Ну, кто после этого вспомнит без Вики.. или Энци… (и тут же забудет), кто такой Спиридон Дрожжин – в чем его сила и нужда в русской поэзии? Или в чем заключалась поэтическая бесценность Дмитрия Веневитинова? А ведь у его смертного одра стояли Пушкин и Мицкевич. Они-то понимали величину, ушедшего так рано, юного и великого?
Кто сегодня сможет признаться, что Гоголь, без его внутреннего, глубочайшего украинства и потрясающего знания украинского языка, культуры своего народа, его страданий, преданий и чаяний…, никогда бы не смог стать одним из утвердителей, мужающей, молодой, русской словесности, литературы?
А теперь прислушайтесь к тем, кто сегодня верещит про Великий и Могучий, единственный в мире язык «Великой Русской Цивилизации»? Прислушайтесь, на площадях, на полит-тусовках...! И вы услышите тот же самый жалкий прононс партфункционеров с их 5-15 тысячами слов из словарного запаса газеты «Правда».
Им язык нужен, как штык, как бомба, как трибуна, как источник спекуляций, шовинистической заразы, давления, притеснения, заработков…, но уж точно не для спасения и возрождения Великой Русской Словесности!  

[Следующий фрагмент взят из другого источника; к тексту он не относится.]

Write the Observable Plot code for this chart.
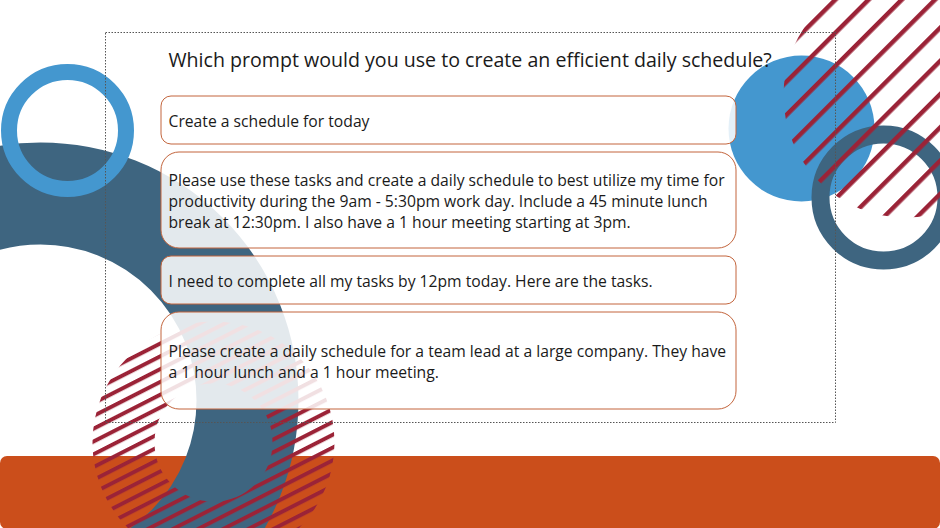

Они к больному, больной даже не заглянут -  им все это нужно лишь только, как политическая фишка. 
   








1 комментарий:

  1. Олекса Гайворонский: Переводчики у них есть, да. И академические издания литературы на отличном научном уровне (вон, какое шикарное полное собрание Пушкина издали). И мн. др. То есть, существование в России солидной традиции научной обработки текста не подлежит сомнению. Но академическая школа - это, все-таки, не творчество. Ее существование действительно подразумевает наличие в языке второго, творческого, отряда. Но формировалась эта школа давно, еще на фоне полноценной литературной функции языка. Просто в силу своей консервативности и меньшей зависимости от общественной конъюнктуры она продолжает сохраняться и в тех условиях, когда второе крыло отсохло и отвалилось. Я за россучлитом таки пытаюсь следить. Он обширен. И кошмарен. Аналогов тому, что там сейчас массово клепается, в прошлом не найти. Обрыв преемственности сам по себе - не трагедия. Шестидесятники тоже не имели прямой преемственности с серебряным веком: самозародились в трухе, как мыши, и начинали со студенческих од Сталину, в точности как грибачевы и марковы. Но сами же в итоге и выросли в эталоны современной литературы, а марковы оказались на свалке вместе со своей конъюнктурой. Подозреваю, что дело все-таки в давней закономерности, что хороший русский писатель вырастает только в противостоянии (внешнем или внутреннем) с властью. Единственный из достойных внимания живущих русских писателей - это Ерофеев, и он, как раз-таки, остается "диссидентом" и в современных условиях. Все, кто пытался быть аполитичным и "занимательным", все, кто примерил неподходящую для русских европейскую маску постмодернистской всециничности, скатились в - как метко определяет россучмова с ее революционной любовью к аббревиатурам - в УГ. (Замечу, что здесь везде речь идет о писателях, а не о составителях букв наподобие донцовых, ибо донцовы - это явление из сферы промышленности, а не литературы).